begin Data shown

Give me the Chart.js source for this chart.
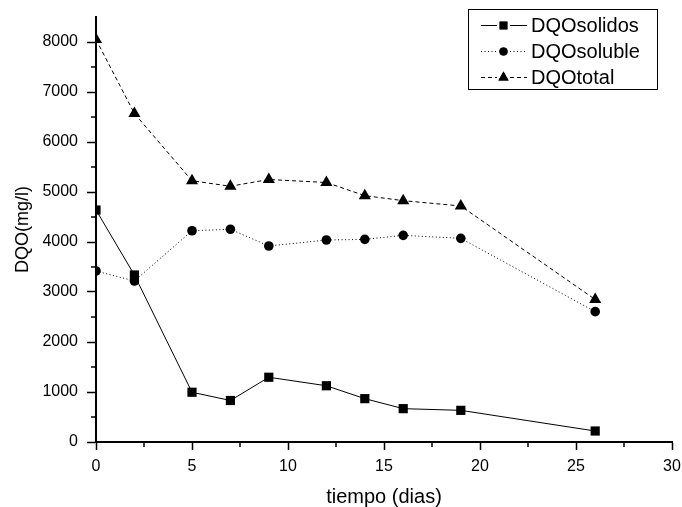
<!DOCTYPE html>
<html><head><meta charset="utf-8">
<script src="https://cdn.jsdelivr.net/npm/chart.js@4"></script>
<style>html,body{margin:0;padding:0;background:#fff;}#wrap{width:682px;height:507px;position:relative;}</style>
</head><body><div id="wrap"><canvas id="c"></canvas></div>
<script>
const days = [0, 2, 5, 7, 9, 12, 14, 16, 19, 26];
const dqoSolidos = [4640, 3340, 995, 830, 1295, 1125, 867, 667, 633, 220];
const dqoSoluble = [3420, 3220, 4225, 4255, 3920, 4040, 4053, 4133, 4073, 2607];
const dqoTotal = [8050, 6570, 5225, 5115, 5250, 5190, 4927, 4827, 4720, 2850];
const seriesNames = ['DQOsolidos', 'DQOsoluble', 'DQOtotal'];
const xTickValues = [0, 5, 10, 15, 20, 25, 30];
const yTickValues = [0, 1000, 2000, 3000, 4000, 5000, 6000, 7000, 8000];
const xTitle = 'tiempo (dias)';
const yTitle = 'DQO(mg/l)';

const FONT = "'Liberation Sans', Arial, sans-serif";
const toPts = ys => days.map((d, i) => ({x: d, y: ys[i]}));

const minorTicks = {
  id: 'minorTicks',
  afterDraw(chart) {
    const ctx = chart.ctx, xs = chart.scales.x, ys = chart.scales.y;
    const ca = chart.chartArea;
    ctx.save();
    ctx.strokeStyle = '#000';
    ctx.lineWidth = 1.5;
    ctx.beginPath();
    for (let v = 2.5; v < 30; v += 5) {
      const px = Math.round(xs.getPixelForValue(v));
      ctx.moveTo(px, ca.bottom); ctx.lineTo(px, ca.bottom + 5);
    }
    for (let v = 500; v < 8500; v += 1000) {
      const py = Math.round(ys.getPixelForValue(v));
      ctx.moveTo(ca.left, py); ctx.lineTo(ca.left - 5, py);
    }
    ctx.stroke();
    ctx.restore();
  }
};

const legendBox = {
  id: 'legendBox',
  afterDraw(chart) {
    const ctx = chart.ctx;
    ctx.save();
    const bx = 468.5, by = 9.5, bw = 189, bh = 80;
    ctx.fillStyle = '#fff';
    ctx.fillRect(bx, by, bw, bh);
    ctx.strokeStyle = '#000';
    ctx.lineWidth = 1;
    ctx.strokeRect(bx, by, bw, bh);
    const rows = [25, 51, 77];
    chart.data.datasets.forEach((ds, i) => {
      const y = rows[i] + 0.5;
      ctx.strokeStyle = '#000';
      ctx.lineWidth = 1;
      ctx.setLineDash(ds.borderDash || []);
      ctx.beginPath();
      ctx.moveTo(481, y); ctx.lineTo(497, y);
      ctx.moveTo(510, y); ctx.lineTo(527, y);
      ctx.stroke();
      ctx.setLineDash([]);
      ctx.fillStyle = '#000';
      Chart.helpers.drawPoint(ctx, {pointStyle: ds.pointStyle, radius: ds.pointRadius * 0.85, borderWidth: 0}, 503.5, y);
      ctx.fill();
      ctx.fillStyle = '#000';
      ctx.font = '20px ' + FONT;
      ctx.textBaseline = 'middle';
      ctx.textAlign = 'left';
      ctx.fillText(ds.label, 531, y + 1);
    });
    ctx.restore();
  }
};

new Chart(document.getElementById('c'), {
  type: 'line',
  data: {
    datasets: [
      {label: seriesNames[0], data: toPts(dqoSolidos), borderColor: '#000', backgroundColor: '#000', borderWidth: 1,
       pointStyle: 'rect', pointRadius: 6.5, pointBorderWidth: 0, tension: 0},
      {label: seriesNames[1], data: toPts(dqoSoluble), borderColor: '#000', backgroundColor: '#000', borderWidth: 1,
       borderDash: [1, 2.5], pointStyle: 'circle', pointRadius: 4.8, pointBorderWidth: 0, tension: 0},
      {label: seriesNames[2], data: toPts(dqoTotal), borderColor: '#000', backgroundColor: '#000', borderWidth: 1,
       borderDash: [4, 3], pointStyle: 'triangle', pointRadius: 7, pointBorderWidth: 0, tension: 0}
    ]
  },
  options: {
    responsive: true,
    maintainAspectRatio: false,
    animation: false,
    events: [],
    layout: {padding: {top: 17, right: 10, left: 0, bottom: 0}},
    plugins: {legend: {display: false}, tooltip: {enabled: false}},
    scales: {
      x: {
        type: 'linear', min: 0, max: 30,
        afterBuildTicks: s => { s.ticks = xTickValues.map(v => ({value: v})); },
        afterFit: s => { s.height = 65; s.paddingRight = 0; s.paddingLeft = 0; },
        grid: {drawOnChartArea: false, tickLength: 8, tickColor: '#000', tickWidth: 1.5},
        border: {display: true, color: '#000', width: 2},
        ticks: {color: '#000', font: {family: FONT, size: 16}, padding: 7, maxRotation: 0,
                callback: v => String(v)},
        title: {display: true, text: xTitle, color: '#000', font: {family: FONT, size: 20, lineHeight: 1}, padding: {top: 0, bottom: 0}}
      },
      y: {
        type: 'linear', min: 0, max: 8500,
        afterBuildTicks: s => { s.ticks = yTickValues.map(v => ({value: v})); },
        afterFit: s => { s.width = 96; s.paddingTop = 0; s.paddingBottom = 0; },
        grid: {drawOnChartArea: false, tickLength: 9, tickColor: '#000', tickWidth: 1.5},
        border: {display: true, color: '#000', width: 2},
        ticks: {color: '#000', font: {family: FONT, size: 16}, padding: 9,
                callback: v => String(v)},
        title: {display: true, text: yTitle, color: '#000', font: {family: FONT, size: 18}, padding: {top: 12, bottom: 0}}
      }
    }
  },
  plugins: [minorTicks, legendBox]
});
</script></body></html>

end Data shown
begin Data shown

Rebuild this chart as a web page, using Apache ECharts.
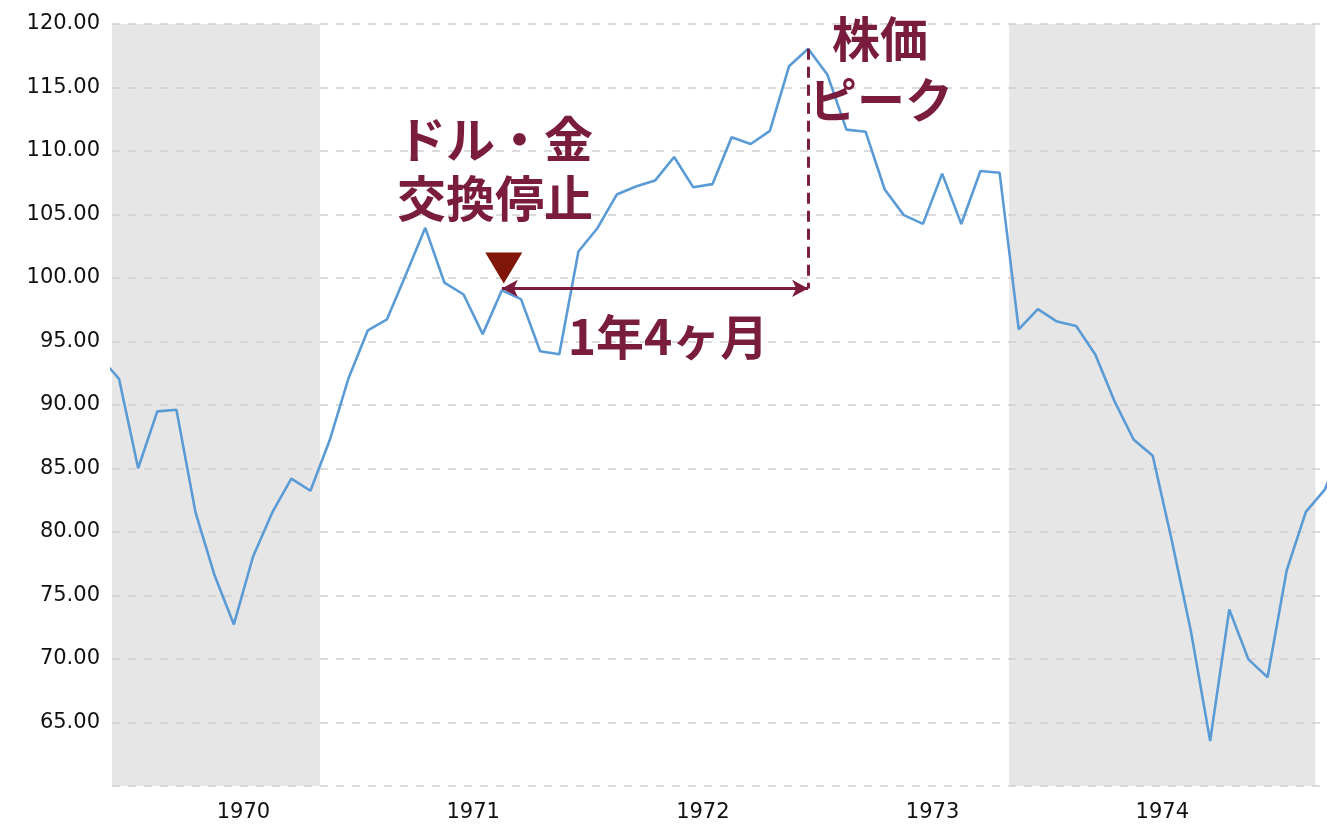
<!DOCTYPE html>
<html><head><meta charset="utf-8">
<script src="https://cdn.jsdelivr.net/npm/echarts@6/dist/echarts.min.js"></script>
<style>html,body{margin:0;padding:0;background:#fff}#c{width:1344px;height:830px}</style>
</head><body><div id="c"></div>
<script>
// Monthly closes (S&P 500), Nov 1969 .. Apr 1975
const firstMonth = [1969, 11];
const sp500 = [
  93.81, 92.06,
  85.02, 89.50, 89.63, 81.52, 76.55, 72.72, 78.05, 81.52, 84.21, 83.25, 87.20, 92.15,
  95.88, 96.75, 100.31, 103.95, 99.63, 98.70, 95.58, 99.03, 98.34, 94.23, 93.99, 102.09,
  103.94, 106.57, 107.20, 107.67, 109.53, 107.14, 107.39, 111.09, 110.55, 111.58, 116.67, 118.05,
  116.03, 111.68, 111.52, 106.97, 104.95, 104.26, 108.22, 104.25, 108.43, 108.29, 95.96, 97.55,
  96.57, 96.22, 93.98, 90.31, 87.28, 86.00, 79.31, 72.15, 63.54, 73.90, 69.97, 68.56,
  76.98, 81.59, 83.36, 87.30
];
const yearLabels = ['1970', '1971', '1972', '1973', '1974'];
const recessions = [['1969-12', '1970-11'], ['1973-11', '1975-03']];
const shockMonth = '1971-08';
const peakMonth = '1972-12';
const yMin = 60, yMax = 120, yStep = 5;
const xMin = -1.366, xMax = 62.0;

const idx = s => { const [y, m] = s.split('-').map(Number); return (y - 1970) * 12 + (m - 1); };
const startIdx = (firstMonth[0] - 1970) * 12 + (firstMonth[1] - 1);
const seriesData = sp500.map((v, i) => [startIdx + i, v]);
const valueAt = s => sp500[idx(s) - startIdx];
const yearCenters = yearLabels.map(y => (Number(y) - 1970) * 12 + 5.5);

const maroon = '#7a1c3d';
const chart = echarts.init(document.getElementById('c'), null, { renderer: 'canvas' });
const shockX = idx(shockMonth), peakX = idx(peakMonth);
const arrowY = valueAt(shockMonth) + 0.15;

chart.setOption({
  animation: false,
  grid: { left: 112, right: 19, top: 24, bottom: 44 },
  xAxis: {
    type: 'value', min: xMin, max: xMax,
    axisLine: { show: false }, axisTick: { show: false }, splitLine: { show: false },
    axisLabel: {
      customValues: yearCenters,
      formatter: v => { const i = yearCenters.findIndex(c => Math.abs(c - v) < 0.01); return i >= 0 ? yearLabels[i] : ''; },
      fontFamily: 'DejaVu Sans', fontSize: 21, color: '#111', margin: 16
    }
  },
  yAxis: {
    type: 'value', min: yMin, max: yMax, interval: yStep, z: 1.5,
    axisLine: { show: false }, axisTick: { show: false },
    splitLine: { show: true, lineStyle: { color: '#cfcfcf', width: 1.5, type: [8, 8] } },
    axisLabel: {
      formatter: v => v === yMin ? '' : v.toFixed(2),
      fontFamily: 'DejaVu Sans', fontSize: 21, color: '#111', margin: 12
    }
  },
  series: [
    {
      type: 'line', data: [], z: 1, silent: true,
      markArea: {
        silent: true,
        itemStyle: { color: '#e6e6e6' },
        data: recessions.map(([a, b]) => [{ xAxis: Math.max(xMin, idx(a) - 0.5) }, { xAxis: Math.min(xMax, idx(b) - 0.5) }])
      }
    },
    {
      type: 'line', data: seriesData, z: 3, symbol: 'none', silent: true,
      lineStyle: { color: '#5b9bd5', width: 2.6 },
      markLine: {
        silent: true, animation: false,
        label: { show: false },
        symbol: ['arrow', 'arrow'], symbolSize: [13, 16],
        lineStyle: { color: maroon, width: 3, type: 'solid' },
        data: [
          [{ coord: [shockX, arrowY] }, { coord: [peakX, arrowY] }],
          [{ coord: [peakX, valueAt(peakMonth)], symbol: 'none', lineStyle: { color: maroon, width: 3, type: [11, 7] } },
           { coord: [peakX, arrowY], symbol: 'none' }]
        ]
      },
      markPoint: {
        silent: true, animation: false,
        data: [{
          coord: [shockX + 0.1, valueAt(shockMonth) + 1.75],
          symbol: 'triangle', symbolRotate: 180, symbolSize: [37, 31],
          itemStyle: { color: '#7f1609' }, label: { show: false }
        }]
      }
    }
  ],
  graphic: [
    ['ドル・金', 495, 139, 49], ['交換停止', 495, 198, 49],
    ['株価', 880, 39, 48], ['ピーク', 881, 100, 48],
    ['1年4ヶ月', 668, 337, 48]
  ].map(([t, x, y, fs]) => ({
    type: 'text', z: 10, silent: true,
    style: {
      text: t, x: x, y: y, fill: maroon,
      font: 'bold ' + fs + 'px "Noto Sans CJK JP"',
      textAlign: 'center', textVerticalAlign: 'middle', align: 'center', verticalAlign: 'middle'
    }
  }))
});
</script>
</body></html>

end Data shown

■ Instruction ■
Using the listing above, locate the lines that hold "this" and copy each one.

■ Final result ■
Give me the Chart.js source for this chart.
Rebuild this chart as a web page, using Apache ECharts.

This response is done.